В конце концов, анонимные письма, которым нередко приписывают гибель Пушкина, явились лишь случайным возбудителем. Не будь их, – все равно раньше или позже настал бы момент, когда Пушкин вышел бы из роли созерцателя любовной интриги его жены и Дантеса. В сущности, зная страстный и нетерпеливый характер Пушкина, надо удивляться лишь тому, что он так долго выдерживал роль созерцателя. Отсутствие реакции можно приписать тому состоянию оцепенения, в которое его в 1836 г. повергали все его дела: и материальные, и литературные, и иные. О состоянии Пушкина в последние месяцы жизни следовало бы сказать особо и подробно.

Анонимные письма были толчком, вытолкнувшим Пушкина из колеи созерцания.
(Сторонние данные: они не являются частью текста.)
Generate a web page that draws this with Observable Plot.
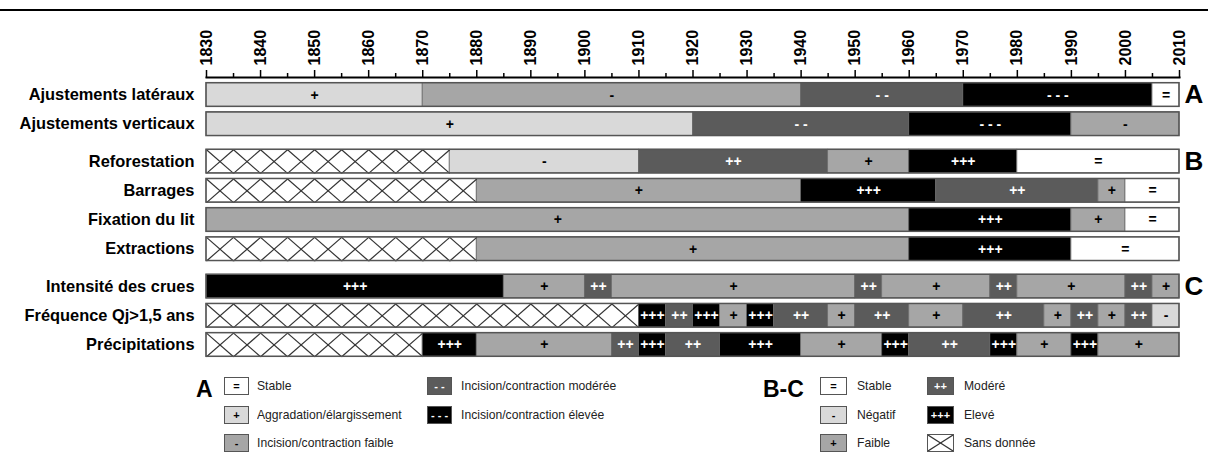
<!DOCTYPE html>
<html><head><meta charset="utf-8">
<script src="https://cdn.jsdelivr.net/npm/d3@7"></script>
<script src="https://cdn.jsdelivr.net/npm/@observablehq/plot@0.6"></script>
<style>
html,body{margin:0;padding:0;background:#fff;}
body{width:1208px;height:452px;overflow:hidden;position:relative;font-family:"Liberation Sans",Arial,sans-serif;}
#topline{position:absolute;left:0;top:9px;width:1208px;height:2px;background:#000;}
#chart{position:absolute;left:0;top:0;}
.lgt{position:absolute;font-size:13.5px;color:#222;line-height:18px;white-space:nowrap;transform:scaleX(0.9);transform-origin:left center;}
.lgh{position:absolute;font-size:23px;font-weight:bold;color:#000;line-height:23px;}
.sw{position:absolute;height:18px;border:1px solid #555;box-sizing:border-box;font-weight:bold;font-size:11px;text-align:center;line-height:16px;overflow:hidden;}
</style>
</head><body>
<div id="topline"></div>
<div id="chart"></div>
<div id="legend"></div>
<script>
// ---------- data ----------
const rowNames = ["Ajustements latéraux","Ajustements verticaux","Reforestation","Barrages","Fixation du lit","Extractions","Intensité des crues","Fréquence Qj>1,5 ans","Précipitations"];
const rowGroups = ["A","A","B","B","B","B","C","C","C"];

const ajustLateraux = [[1830,1870,"+"],[1870,1940,"-"],[1940,1970,"--"],[1970,2005,"---"],[2005,2010,"="]];
const ajustVerticaux = [[1830,1920,"+"],[1920,1960,"--"],[1960,1990,"---"],[1990,2010,"-"]];
const reforestation = [[1830,1875,"x"],[1875,1910,"-"],[1910,1945,"++"],[1945,1960,"+"],[1960,1980,"+++"],[1980,2010,"="]];
const barrages = [[1830,1880,"x"],[1880,1940,"+"],[1940,1965,"+++"],[1965,1995,"++"],[1995,2000,"+"],[2000,2010,"="]];
const fixation = [[1830,1960,"+"],[1960,1990,"+++"],[1990,2000,"+"],[2000,2010,"="]];
const extractions = [[1830,1880,"x"],[1880,1960,"+"],[1960,1990,"+++"],[1990,2010,"="]];
const intensite = [[1830,1885,"+++"],[1885,1900,"+"],[1900,1905,"++"],[1905,1950,"+"],[1950,1955,"++"],[1955,1975,"+"],[1975,1980,"++"],[1980,2000,"+"],[2000,2005,"++"],[2005,2010,"+"]];
const frequence = [[1830,1910,"x"],[1910,1915,"+++"],[1915,1920,"++"],[1920,1925,"+++"],[1925,1930,"+"],[1930,1935,"+++"],[1935,1945,"++"],[1945,1950,"+"],[1950,1960,"++"],[1960,1970,"+"],[1970,1985,"++"],[1985,1990,"+"],[1990,1995,"++"],[1995,2000,"+"],[2000,2005,"++"],[2005,2010,"-"]];
const precipitations = [[1830,1870,"x"],[1870,1880,"+++"],[1880,1905,"+"],[1905,1910,"++"],[1910,1915,"+++"],[1915,1925,"++"],[1925,1940,"+++"],[1940,1955,"+"],[1955,1960,"+++"],[1960,1975,"++"],[1975,1980,"+++"],[1980,1990,"+"],[1990,1995,"+++"],[1995,2010,"+"]];
const rowSegments = [ajustLateraux, ajustVerticaux, reforestation, barrages, fixation, extractions, intensite, frequence, precipitations];

const majorTicks = d3.range(1830, 2011, 10);
const minorTicks = d3.range(1835, 2010, 10);

const legendA = [
  {code:"=", label:"Stable"},
  {code:"+", label:"Aggradation/élargissement"},
  {code:"-", label:"Incision/contraction faible"},
  {code:"--", label:"Incision/contraction modérée"},
  {code:"---", label:"Incision/contraction élevée"}
];
const legendBC = [
  {code:"=", label:"Stable"},
  {code:"-", label:"Négatif"},
  {code:"+", label:"Faible"},
  {code:"++", label:"Modéré"},
  {code:"+++", label:"Elevé"},
  {code:"x", label:"Sans donnée"}
];

// ---------- styles ----------
const fillA = {"=":"#ffffff","+":"#d9d9d9","-":"#a6a6a6","--":"#5b5b5b","---":"#000000"};
const fillBC = {"=":"#ffffff","-":"#d9d9d9","+":"#a6a6a6","++":"#5b5b5b","+++":"#000000","x":"#ffffff"};
const darkCodes = new Set(["--","---","++","+++"]);
const shown = c => c === "--" ? "- -" : c === "---" ? "- - -" : c === "x" ? "" : c;
const fillOf = (g, c) => (g === "A" ? fillA : fillBC)[c];

// ---------- derived tables ----------
const groupOrder = ["A","B","C"];
const GAP = 0.28, HALF = 0.405;
const rows = rowNames.map((name, i) => ({name, group: rowGroups[i], pos: i + GAP * groupOrder.indexOf(rowGroups[i])}));
const segs = rows.flatMap((r, i) => rowSegments[i].map(([a, b, c]) => ({name: r.name, group: r.group, pos: r.pos, a, b, code: c})));
const hatch = segs.filter(s => s.code === "x").flatMap(s =>
  d3.range(s.a, s.b, 5).flatMap(y0 => [
    {x1: y0, x2: y0 + 5, y1: s.pos - HALF, y2: s.pos + HALF},
    {x1: y0, x2: y0 + 5, y1: s.pos + HALF, y2: s.pos - HALF}
  ]));
const groupHeads = groupOrder.map(g => rows.find(r => r.group === g));

const FONT = "Liberation Sans, Arial, sans-serif";
const plot = Plot.plot({
  width: 1208, height: 365,
  marginLeft: 206, marginRight: 29, marginTop: 77, marginBottom: 0,
  style: {fontFamily: FONT, background: "transparent", color: "#000"},
  x: {domain: [1830, 2010], label: null},
  y: {domain: [-0.6, 9.263], reverse: true, axis: null, label: null},
  marks: [
    Plot.rect(segs, {x1: "a", x2: "b", y1: d => d.pos - HALF, y2: d => d.pos + HALF,
      fill: d => fillOf(d.group, d.code), stroke: "#6a6a6a", strokeWidth: 0.8}),
    Plot.link(hatch, {x1: "x1", x2: "x2", y1: "y1", y2: "y2", stroke: "#333", strokeWidth: 1.2}),
    Plot.rect(rows, {x1: () => 1830, x2: () => 2010, y1: d => d.pos - HALF, y2: d => d.pos + HALF,
      fill: "none", stroke: "#555", strokeWidth: 1.5}),
    Plot.text(segs, {x: d => (d.a + d.b) / 2, y: "pos", text: d => shown(d.code),
      fill: d => darkCodes.has(d.code) ? "#fff" : "#000", fontWeight: "bold", fontSize: 14}),
    Plot.text(rows, {y: "pos", text: "name", frameAnchor: "left", dx: -12, textAnchor: "end",
      fontWeight: "bold", fontSize: 16.4, fill: "#000"}),
    Plot.text(groupHeads, {y: "pos", text: "group", frameAnchor: "right", dx: 5, textAnchor: "start",
      fontWeight: "bold", fontSize: 26, fill: "#000"}),
    Plot.frame({anchor: "top", stroke: "#000", strokeWidth: 2}),
    Plot.axisX(minorTicks, {anchor: "top", tickSize: 5, strokeWidth: 1.5, tickFormat: () => "", label: null}),
    Plot.axisX(majorTicks, {anchor: "top", tickSize: 8, tickPadding: 4, tickRotate: -90, strokeWidth: 1.5,
      tickFormat: d => String(d), fontSize: 16, fontWeight: "bold", label: null})
  ]
});
document.getElementById("chart").appendChild(plot);

// ---------- legend ----------
const legend = document.getElementById("legend");
function add(cls, left, top, html, extra) {
  const el = document.createElement("div");
  el.className = cls;
  el.style.left = left + "px";
  el.style.top = top + "px";
  if (extra) Object.assign(el.style, extra);
  el.innerHTML = html;
  legend.appendChild(el);
}
const rowTops = [377, 405.5, 434];
function swatch(item, group, left, top, w) {
  const fill = fillOf(group, item.code);
  const col = darkCodes.has(item.code) ? "#fff" : "#000";
  let inner = shown(item.code);
  if (item.code === "x") inner = `<svg width="${w-2}" height="16" style="display:block"><line x1="0" y1="0" x2="${w-2}" y2="16" stroke="#333" stroke-width="1.2"/><line x1="0" y1="16" x2="${w-2}" y2="0" stroke="#333" stroke-width="1.2"/></svg>`;
  add("sw", left, top, inner, {width: w + "px", background: fill, color: col});
}
add("lgh", 196, 378, "A");
legendA.forEach((it, i) => {
  const col = i < 3 ? 0 : 1, r = i < 3 ? i : i - 3;
  const bx = col === 0 ? 224 : 427, tx = col === 0 ? 257 : 461;
  swatch(it, "A", bx, rowTops[r], 25);
  add("lgt", tx, rowTops[r], it.label);
});
add("lgh", 763, 378, "B-C");
legendBC.forEach((it, i) => {
  const col = i < 3 ? 0 : 1, r = i % 3;
  const bx = col === 0 ? 820 : 927, tx = col === 0 ? 857 : 964;
  swatch(it, "BC", bx, rowTops[r], 27);
  add("lgt", tx, rowTops[r], it.label);
});
</script>
</body></html>
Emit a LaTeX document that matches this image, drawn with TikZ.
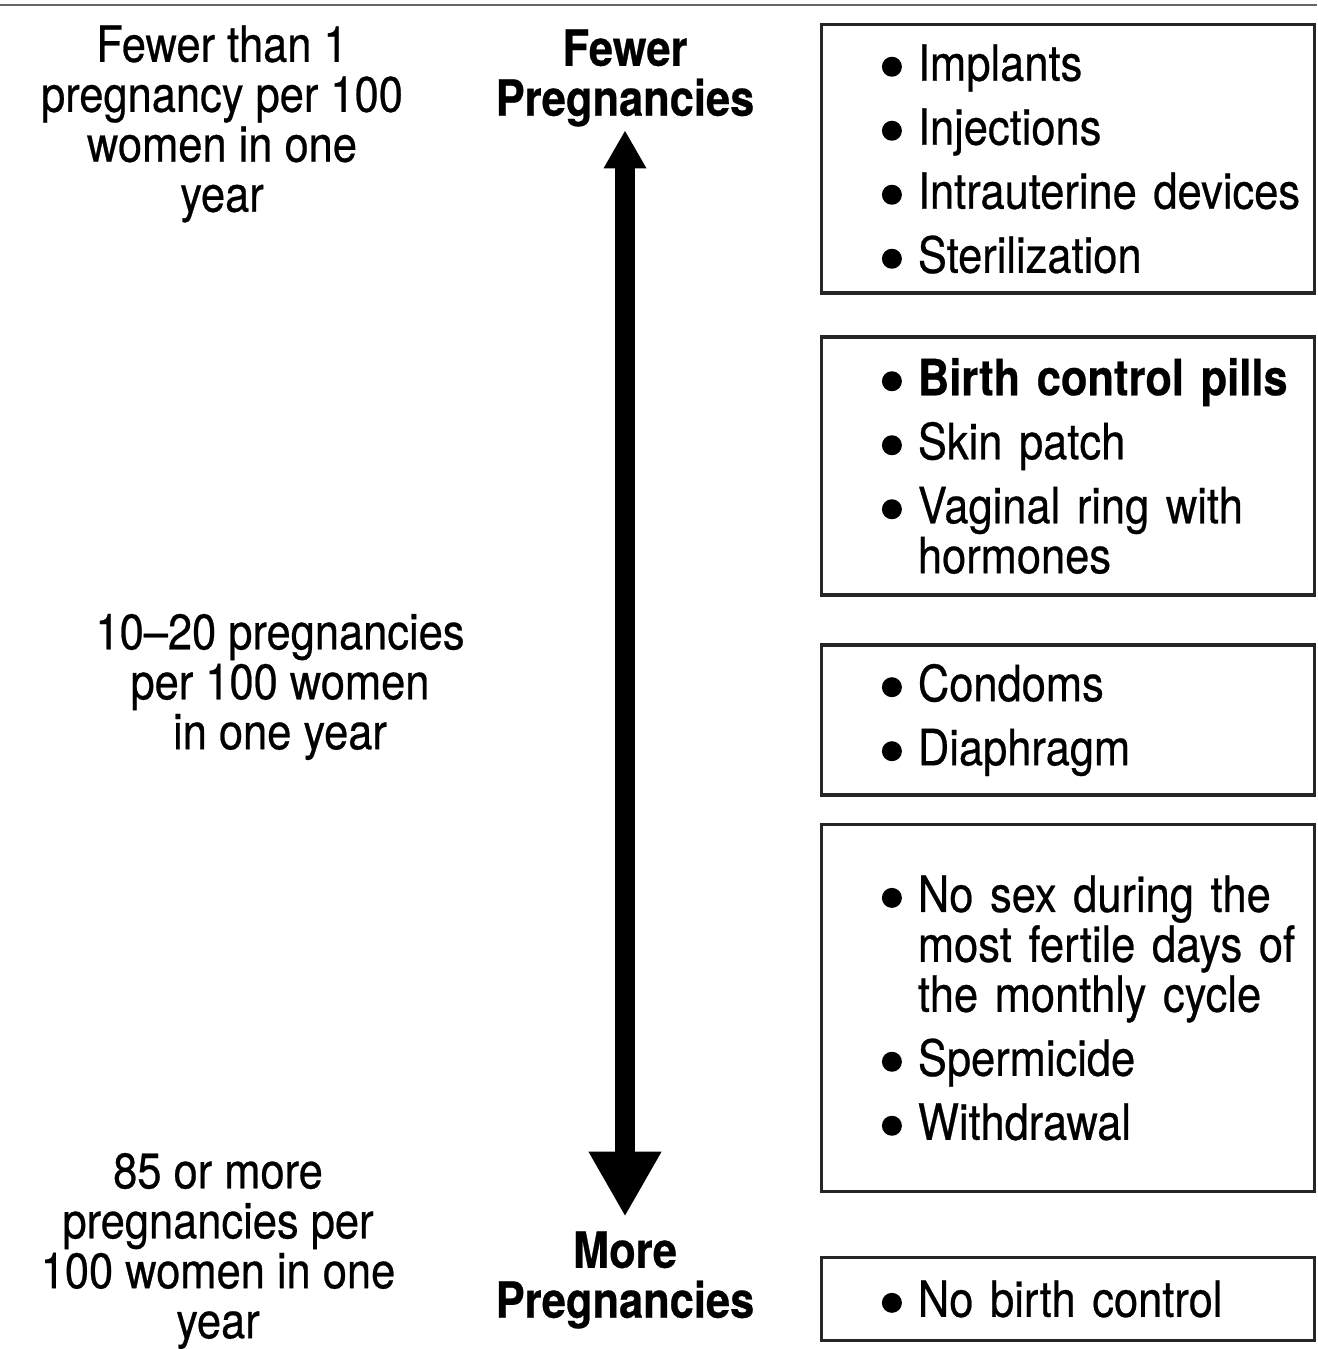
\documentclass[tikz,border=0pt]{standalone}
\usepackage{fontspec}
\setmainfont[FakeStretch=0.87, FakeBold=0.5]{TeX Gyre Heros}
\usetikzlibrary{arrows.meta}

% bullet item of a box
\newcommand{\bitem}[1]{\noindent\hangindent=0.36cm\hangafter=1\makebox[0.36cm][l]{\tikz[baseline=0pt]\fill (0.1cm,0.14cm) circle (0.1cm);}#1\par}
\newcommand{\boxsetup}{\setlength{\parskip}{4pt}\setlength{\leftskip}{0.58cm}\hyphenpenalty=10000\relax}

\tikzset{
	rate/.style={align=center, inner sep=0pt, font=\fontsize{14.2pt}{14.2pt}\selectfont},
	head/.style={rate, font=\fontsize{14.2pt}{14.2pt}\selectfont\bfseries},
	methods/.style={draw=black!85, line width=0.9pt, minimum width=4.92cm, inner xsep=0.02cm, inner ysep=0pt,
		text width=4.88cm, align=left, font=\fontsize{14.2pt}{14.2pt}\selectfont, execute at begin node=\boxsetup},
}

\begin{document}
\begin{tikzpicture}[x=0.01cm, y=-0.01cm]
				\useasboundingbox (0,0) rectangle (1317,1349);
				% top rule
				\draw[black!60, line width=0.6pt] (0,5) -- (1317,5);
				
				% rates on the left
				\node[rate] (rate1) at (222,124) {Fewer than 1\\pregnancy per 100\\women in one\\year};
				\node[rate] (rate2) at (280,687) {10--20 pregnancies\\per 100 women\\in one year};
				\node[rate] (rate3) at (218,1251) {85 or more\\pregnancies per\\100 women in one\\year};
				
				% scale arrow
				\node[head] (fewer) at (625,78) {Fewer\\Pregnancies};
				\node[head] (more) at (625,1280) {More\\Pregnancies};
				\draw[line width=0.2cm, shorten <=0.03cm, shorten >=0.14cm,
					{Triangle[width=0.4cm,length=0.38cm]}-{Triangle[width=0.68cm,length=0.65cm]}] (fewer) -- (more);
				
				% boxes of methods
				\node[methods, minimum height=2.68cm] (box1) at (1068,159) {%
					\bitem{Implants}\bitem{Injections}\bitem{Intrauterine devices}\bitem{Sterilization}};
				\node[methods, minimum height=2.58cm] (box2) at (1068,466) {%
					\bitem{\textbf{Birth control pills}}\bitem{Skin patch}\bitem{Vaginal ring with\newline hormones}};
				\node[methods, minimum height=1.50cm] (box3) at (1068,720) {%
					\bitem{Condoms}\bitem{Diaphragm}};
				\node[methods, minimum height=3.66cm] (box4) at (1068,1008) {%
					\bitem{No sex during the\newline most fertile days of\newline the monthly cycle}\bitem{Spermicide}\bitem{Withdrawal}};
				\node[methods, minimum height=0.83cm] (box5) at (1068,1299) {%
					\bitem{No birth control}};
\end{tikzpicture}
\end{document}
Чести его была нанесена обида, и обидчики должны были понести наказание. Обидчиками были те, кто подал повод к самой мысли об обиде, и те, кто причинил ее, кто составил и распространил пасквиль.

Повод был очевиден: ухаживания Дантеса. Лица, с которыми Пушкин говорил по этому поводу, по его собственным словам, «пришли в негодование от неосновательного и низкого оскорбления». «Все, повторяя, что поведение моей жены безукоризненно, говорили, что поводом к этой клевете послужило слишком явное ухаживание за нею Дантеса», – писал Пушкин в письме к Бенкендорфу[104]. Произошли объяснения с женой, которые, конечно, только утвердили общую молву. Наталья Николаевна, передавая мужу об ухаживаниях Дантеса, подчеркивала его навязчивость, а заодно указала и на то, что старый Геккерен старался склонить ее к измене своему долгу; о себе она призналась только в том, что, по легкомыслию и ветрености, слишком снисходительно отнеслась к приставаниям Дантеса. Ее объяснения, если верить словам Вяземского и самого Пушкина, оставили в Пушкине впечатление полной ее невиновности и решительной гнусности ее соблазнителей. «Пушкин, – говорит Вяземский, – был тронут ее доверием, раскаянием и встревожен опасностью, которая ей угрожала, но, обладая горячим и страстным характером, не мог отнестись хладнокровно к положению, в которое он с женой был поставлен; мучимый ревностью, оскорбленный в самых нежных, сокровенных своих чувствах, в любви к своей жене, видя, что честь его задета чьей-то неизвестной рукой, он послал вызов молодому Геккерену, как единственному виновнику, в его глазах, в двойной обиде, нанесенной ему в самое сердце»[105] «Я не мог допустить, – писал Пушкин в письме к Бенкендорфу, – чтобы в этой истории имя моей жены было связано клеветою с именем кого бы то ни было. Я просил сказать об этом г. Дантесу»[106].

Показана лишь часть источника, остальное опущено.